— COLLECTED DATA —
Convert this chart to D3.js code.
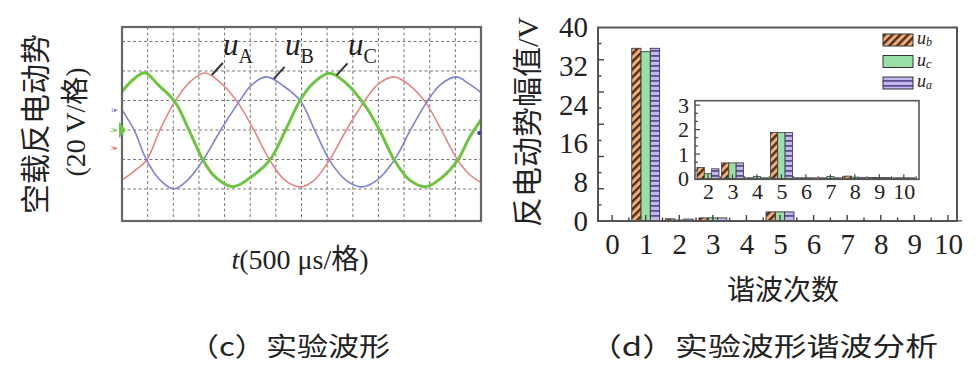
<!DOCTYPE html>
<html><head><meta charset="utf-8">
<script src="https://cdn.jsdelivr.net/npm/d3@7"></script>
<style>body{margin:0;background:#fff} svg{display:block}</style>
</head><body><svg id="c" width="976" height="378"></svg>
<script>
// ================= DATA =================
// (c) oscilloscope traces: [time in divisions, voltage in divisions (20 V/div)]
const waveA = [[0,-1.69],[0.47,-1.40],[0.96,-1.02],[1.48,0.0],[2.06,0.96],[2.65,1.63],[3.23,1.93],[3.81,1.63],[4.53,0.91],[5.14,0.0],[5.76,-1.02],[6.34,-1.69],[6.96,-1.93],[7.51,-1.69],[8.09,-1.02],[8.75,0.0],[9.38,0.88],[10.0,1.56],[10.62,1.80],[11.25,1.49],[11.86,0.91],[12.45,0.0],[13.09,-1.02],[13.54,-1.50],[14.0,-1.78]];
const waveB = [[0,0.68],[0.47,0.0],[0.96,-1.02],[1.48,-1.69],[2.02,-2.0],[2.57,-1.69],[3.16,-1.02],[3.85,0.0],[4.53,0.91],[5.06,1.53],[5.64,1.80],[6.30,1.49],[6.96,0.98],[7.51,0.0],[8.09,-1.02],[8.72,-1.69],[9.34,-1.93],[9.96,-1.69],[10.62,-1.02],[11.25,0.0],[11.86,0.91],[12.41,1.53],[13.04,1.80],[13.54,1.56],[14.0,1.27]];
const waveC = [[0,1.30],[0.45,1.72],[0.89,1.94],[1.41,1.53],[2.06,0.96],[2.61,0.0],[3.16,-1.02],[3.62,-1.58],[4.33,-1.92],[4.98,-1.63],[5.76,-1.02],[6.38,0.0],[6.99,1.07],[7.51,1.63],[8.09,1.92],[8.68,1.63],[9.46,0.85],[10.04,0.0],[10.62,-1.02],[11.21,-1.69],[11.86,-1.92],[12.45,-1.63],[13.09,-1.02],[13.54,-0.27],[14.0,0.34]];
const gridT = [1,2,3,4,5,6,7,8,9,10,11,12,13];
const gridV = [-2,-1,0,1,2,3];

// (d) harmonic amplitudes (V)
const harmonics = [1,2,3,4,5,6,7,8,9,10];
const ub = [35.7,0.45,0.64,0.03,1.88,0.03,0.03,0.10,0.04,0.03];
const uc = [35.0,0.20,0.64,0.08,1.88,0.03,0.08,0.06,0.04,0.03];
const ua = [35.7,0.40,0.64,0.03,1.88,0.03,0.03,0.05,0.04,0.03];
const seriesKeys = ["ub","uc","ua"];
const seriesSub = ["b","c","a"];
const yTickLabels = [0,8,16,24,32,40];
const xTickLabels = [0,1,2,3,4,5,6,7,8,9,10];
const insetYLabels = [0,1,2,3];
const insetXLabels = [2,3,4,5,6,7,8,9,10];

// ================= DRAW =================
const svg = d3.select("#c");
const SERIF = "'Liberation Serif','Times New Roman',serif";
const CJK = "'Liberation Serif','Noto Sans CJK SC',serif";
const defs = svg.append("defs");

// ---------- panel (c) ----------
const sx = d3.scaleLinear().domain([0,14]).range([122,481]);
const sy = d3.scaleLinear().domain([-3.085,3.49]).range([221,27]);
const gc = svg.append("g");
gc.append("rect").attr("x",sx(0)).attr("y",sy(3.49)).attr("width",sx(14)-sx(0)).attr("height",sy(-3.085)-sy(3.49)).attr("fill","#fff");
gc.selectAll("line.gt").data(gridT).join("line").attr("class","gt")
  .attr("x1",d=>sx(d)).attr("x2",d=>sx(d)).attr("y1",sy(3.49)).attr("y2",sy(-3.085))
  .attr("stroke","#777").attr("stroke-width",1).attr("stroke-dasharray","3,2.5");
gc.selectAll("line.gv").data(gridV).join("line").attr("class","gv")
  .attr("x1",sx(0)).attr("x2",sx(14)).attr("y1",d=>sy(d)).attr("y2",d=>sy(d))
  .attr("stroke","#777").attr("stroke-width",1).attr("stroke-dasharray","3,2.5");

const line = d3.line().x(d=>sx(d[0])).y(d=>sy(d[1])).curve(d3.curveCatmullRom.alpha(0.5));
gc.append("path").datum(waveA).attr("d",line).attr("fill","none").attr("stroke","#e68585").attr("stroke-width",1.6);
gc.append("path").datum(waveB).attr("d",line).attr("fill","none").attr("stroke","#8282d2").attr("stroke-width",1.6);
gc.append("path").datum(waveC).attr("d",line).attr("fill","none").attr("stroke","#6cc440").attr("stroke-width",3);

gc.append("rect").attr("x",sx(0)).attr("y",sy(3.49)).attr("width",sx(14)-sx(0)).attr("height",sy(-3.085)-sy(3.49))
  .attr("fill","none").attr("stroke","#666").attr("stroke-width",2.2);

// channel markers
[["#6f6fc8",0.68,"1"],["#6cc440",0.0,"2"],["#e06a6a",-0.62,"3"]].forEach(m=>{
  gc.append("text").attr("x",sx(0)-4).attr("y",sy(m[1])).attr("text-anchor","end").attr("dominant-baseline","central")
    .attr("font-size",7).attr("font-family",SERIF).attr("fill",m[0]).text(m[2]+"▸");
});
gc.append("path").attr("d",`M${sx(0)-3},${sy(0.28)} L${sx(0)+4},${sy(0)} L${sx(0)-3},${sy(-0.28)} Z`).attr("fill","#6cc440");
gc.append("circle").attr("cx",sx(13.93)).attr("cy",sy(-0.1)).attr("r",2).attr("fill","#3b3ba8");

// trace labels
const tl = [["A",waveA,3.23,223],["B",waveB,5.64,285],["C",waveC,8.09,348]];
tl.forEach(([s,w,tp,x])=>{
  const pk = w.find(p=>p[0]===tp);
  gc.append("line").attr("x1",sx(pk[0])+7).attr("y1",sy(pk[1])+2).attr("x2",sx(pk[0])+18).attr("y2",sy(pk[1])-10)
    .attr("stroke","#333").attr("stroke-width",2);
  const t = gc.append("text").attr("x",x).attr("y",55).attr("font-family",SERIF).attr("fill","#222");
  t.append("tspan").attr("font-style","italic").attr("font-size",31).text("u");
  t.append("tspan").attr("font-size",20).attr("dy",8).text(s);
});

// axis titles (c)
svg.append("text").attr("transform","translate(35,124) rotate(-90)").attr("text-anchor","middle").attr("dominant-baseline","central")
  .attr("font-family",CJK).attr("font-size",30).attr("fill","#222").text("空载反电动势");
svg.append("text").attr("transform","translate(75,122) rotate(-90)").attr("text-anchor","middle").attr("dominant-baseline","central")
  .attr("font-family",CJK).attr("font-size",28).attr("fill","#222").text("(20 V/格)");
const xt = svg.append("text").attr("x",300).attr("y",269).attr("text-anchor","middle")
  .attr("font-family",CJK).attr("font-size",28).attr("fill","#222");
xt.append("tspan").attr("font-style","italic").text("t");
xt.append("tspan").text("(500 μs/格)");

// ---------- panel (d) ----------
// patterns
const po = defs.append("pattern").attr("id","pOr").attr("patternUnits","userSpaceOnUse")
  .attr("width",5.5).attr("height",5.5).attr("patternTransform","rotate(45)");
po.append("rect").attr("width",5.5).attr("height",5.5).attr("fill","#f2ad78");
po.append("rect").attr("width",2.4).attr("height",5.5).attr("fill","#4a301c");
const pp = defs.append("pattern").attr("id","pPu").attr("patternUnits","userSpaceOnUse").attr("width",6).attr("height",5);
pp.append("rect").attr("width",6).attr("height",5).attr("fill","#c6b6ee");
pp.append("rect").attr("width",6).attr("height",1.8).attr("fill","#5c4c96");
const fills = {ub:"url(#pOr)", uc:"#98e0a8", ua:"url(#pPu)"};
const vals = {ub, uc, ua};

const mx = d3.scaleLinear().domain([-0.42,10.27]).range([598,957]);
const my = d3.scaleLinear().domain([0,40]).range([221,27.5]);
const gd = svg.append("g");

// main bars
const sub = d3.scaleBand().domain(seriesKeys).range([-0.415,0.415]);
seriesKeys.forEach(k=>{
  gd.selectAll("rect.b"+k).data(harmonics.map((h,i)=>({h,v:vals[k][i]}))).join("rect").attr("class","b"+k)
    .attr("x",d=>mx(d.h+sub(k))).attr("width",mx(sub.bandwidth())-mx(0))
    .attr("y",d=>my(d.v)).attr("height",d=>my(0)-my(d.v))
    .attr("fill",fills[k]).attr("stroke","#3a3a3a").attr("stroke-width",0.9);
});

// main frame + ticks
gd.append("rect").attr("x",mx(-0.42)).attr("y",my(40)).attr("width",mx(10.27)-mx(-0.42)).attr("height",my(0)-my(40))
  .attr("fill","none").attr("stroke","#555").attr("stroke-width",2);
const yt = d3.range(1,12);
gd.selectAll("line.yt").data(yt).join("line").attr("class","yt")
  .attr("x1",mx(-0.42)).attr("x2",d=>mx(-0.42)+(d%2===0?6:3.5)).attr("y1",d=>my(d*40/12)).attr("y2",d=>my(d*40/12))
  .attr("stroke","#444").attr("stroke-width",1.4);
const xtk = d3.range(0,10.01,0.5);
gd.selectAll("line.xt").data(xtk).join("line").attr("class","xt")
  .attr("x1",d=>mx(d)).attr("x2",d=>mx(d)).attr("y1",my(0)).attr("y2",d=>my(0)-(d%1===0?6:3.5))
  .attr("stroke","#444").attr("stroke-width",1.4);

// tick labels
const yAx = d3.axisLeft(my).tickValues(yTickLabels).tickSize(0).tickPadding(10).tickFormat(d3.format("d"));
gd.append("g").attr("transform",`translate(${mx(-0.42)},0)`).call(yAx)
  .call(g=>g.select(".domain").remove())
  .selectAll("text").attr("font-family",SERIF).attr("font-size",29).attr("fill","#222");
const xAx = d3.axisBottom(mx).tickValues(xTickLabels).tickSize(0).tickPadding(12).tickFormat(d3.format("d"));
gd.append("g").attr("transform",`translate(0,${my(0)})`).call(xAx)
  .call(g=>g.select(".domain").remove())
  .selectAll("text").attr("font-family",SERIF).attr("font-size",29).attr("fill","#222");

// axis titles (d)
svg.append("text").attr("transform","translate(527,122) rotate(-90)").attr("text-anchor","middle").attr("dominant-baseline","central")
  .attr("font-family",CJK).attr("font-size",30).attr("fill","#222").text("反电动势幅值/V");
svg.append("text").attr("x",783).attr("y",290).attr("text-anchor","middle").attr("dominant-baseline","central")
  .attr("font-family",CJK).attr("font-size",28).attr("fill","#222").text("谐波次数");

// legend
seriesKeys.forEach((k,i)=>{
  const y0 = 34 + i*21.5;
  gd.append("rect").attr("x",883).attr("y",y0).attr("width",30).attr("height",12)
    .attr("fill",fills[k]).attr("stroke","#333").attr("stroke-width",1);
  const t = gd.append("text").attr("x",917).attr("y",y0+10).attr("font-family",SERIF).attr("fill","#222");
  t.append("tspan").attr("font-style","italic").attr("font-size",18).text("u");
  t.append("tspan").attr("font-style","italic").attr("font-size",12).attr("dy",2).text(seriesSub[i]);
});

// inset
const ix = d3.scaleLinear().domain([1.47,10.62]).range([695,919]);
const iy = d3.scaleLinear().domain([-0.03,3.18]).range([179.3,100.7]);
const gi = gd.append("g");
gi.append("rect").attr("x",ix(1.47)).attr("y",iy(3.18)).attr("width",ix(10.62)-ix(1.47)).attr("height",iy(-0.03)-iy(3.18)).attr("fill","#fff");
defs.append("clipPath").attr("id","iclip").append("rect")
  .attr("x",ix(1.47)).attr("y",iy(3.18)).attr("width",ix(10.62)-ix(1.47)).attr("height",iy(-0.03)-iy(3.18));
const isub = d3.scaleBand().domain(seriesKeys).range([-0.45,0.45]);
const ib = gi.append("g").attr("clip-path","url(#iclip)");
seriesKeys.forEach(k=>{
  ib.selectAll("rect.i"+k).data(harmonics.map((h,i)=>({h,v:vals[k][i]})).filter(d=>d.h>=2)).join("rect").attr("class","i"+k)
    .attr("x",d=>ix(d.h+isub(k))).attr("width",ix(isub.bandwidth())-ix(0))
    .attr("y",d=>iy(d.v)).attr("height",d=>iy(0)-iy(d.v))
    .attr("fill",fills[k]).attr("stroke","#3a3a3a").attr("stroke-width",0.8);
});
gi.append("rect").attr("x",ix(1.47)).attr("y",iy(3.18)).attr("width",ix(10.62)-ix(1.47)).attr("height",iy(-0.03)-iy(3.18))
  .attr("fill","none").attr("stroke","#555").attr("stroke-width",1.6);
const iyt = d3.range(1,10).map(i=>i/3);
gi.selectAll("line.iyt").data(iyt).join("line").attr("class","iyt")
  .attr("x1",ix(1.47)).attr("x2",(d,i)=>ix(1.47)+((i+1)%3===0?5:3)).attr("y1",d=>iy(d)).attr("y2",d=>iy(d))
  .attr("stroke","#444").attr("stroke-width",1.2);
const ixt = d3.range(2,10.51,0.5);
gi.selectAll("line.ixt").data(ixt).join("line").attr("class","ixt")
  .attr("x1",d=>ix(d)).attr("x2",d=>ix(d)).attr("y1",iy(-0.03)).attr("y2",d=>iy(-0.03)-(d%1===0?5:3))
  .attr("stroke","#444").attr("stroke-width",1.2);
const iyAx = d3.axisLeft(iy).tickValues(insetYLabels).tickSize(0).tickPadding(6).tickFormat(d3.format("d"));
gi.append("g").attr("transform",`translate(${ix(1.47)},0)`).call(iyAx)
  .call(g=>g.select(".domain").remove())
  .selectAll("text").attr("font-family",SERIF).attr("font-size",22).attr("fill","#222");
const ixAx = d3.axisBottom(ix).tickValues(insetXLabels).tickSize(0).tickPadding(4).tickFormat(d3.format("d"));
gi.append("g").attr("transform",`translate(0,${iy(-0.03)})`).call(ixAx)
  .call(g=>g.select(".domain").remove())
  .selectAll("text").attr("font-family",SERIF).attr("font-size",22).attr("fill","#222");

// captions
svg.append("text").attr("x",188).attr("y",344).attr("dominant-baseline","central")
  .attr("font-family","'Noto Sans CJK SC',sans-serif").attr("font-size",26).attr("fill","#222")
  .attr("textLength",202).attr("lengthAdjust","spacingAndGlyphs").text("（c）实验波形");
svg.append("text").attr("x",589).attr("y",344).attr("dominant-baseline","central")
  .attr("font-family","'Noto Sans CJK SC',sans-serif").attr("font-size",26).attr("fill","#222")
  .attr("textLength",349).attr("lengthAdjust","spacingAndGlyphs").text("（d）实验波形谐波分析");
</script></body></html>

— WHAT YOU HAVE TO DO —
Reproduce the material above exactly, first line through the line that contains "const gridV = [-2,-1,0,1,2,3];", minus the pictures.

— OUTPUT FOR THIS TASK —
Convert this chart to D3.js code.
<!DOCTYPE html>
<html><head><meta charset="utf-8">
<script src="https://cdn.jsdelivr.net/npm/d3@7"></script>
<style>body{margin:0;background:#fff} svg{display:block}</style>
</head><body><svg id="c" width="976" height="378"></svg>
<script>
// ================= DATA =================
// (c) oscilloscope traces: [time in divisions, voltage in divisions (20 V/div)]
const waveA = [[0,-1.69],[0.47,-1.40],[0.96,-1.02],[1.48,0.0],[2.06,0.96],[2.65,1.63],[3.23,1.93],[3.81,1.63],[4.53,0.91],[5.14,0.0],[5.76,-1.02],[6.34,-1.69],[6.96,-1.93],[7.51,-1.69],[8.09,-1.02],[8.75,0.0],[9.38,0.88],[10.0,1.56],[10.62,1.80],[11.25,1.49],[11.86,0.91],[12.45,0.0],[13.09,-1.02],[13.54,-1.50],[14.0,-1.78]];
const waveB = [[0,0.68],[0.47,0.0],[0.96,-1.02],[1.48,-1.69],[2.02,-2.0],[2.57,-1.69],[3.16,-1.02],[3.85,0.0],[4.53,0.91],[5.06,1.53],[5.64,1.80],[6.30,1.49],[6.96,0.98],[7.51,0.0],[8.09,-1.02],[8.72,-1.69],[9.34,-1.93],[9.96,-1.69],[10.62,-1.02],[11.25,0.0],[11.86,0.91],[12.41,1.53],[13.04,1.80],[13.54,1.56],[14.0,1.27]];
const waveC = [[0,1.30],[0.45,1.72],[0.89,1.94],[1.41,1.53],[2.06,0.96],[2.61,0.0],[3.16,-1.02],[3.62,-1.58],[4.33,-1.92],[4.98,-1.63],[5.76,-1.02],[6.38,0.0],[6.99,1.07],[7.51,1.63],[8.09,1.92],[8.68,1.63],[9.46,0.85],[10.04,0.0],[10.62,-1.02],[11.21,-1.69],[11.86,-1.92],[12.45,-1.63],[13.09,-1.02],[13.54,-0.27],[14.0,0.34]];
const gridT = [1,2,3,4,5,6,7,8,9,10,11,12,13];
const gridV = [-2,-1,0,1,2,3];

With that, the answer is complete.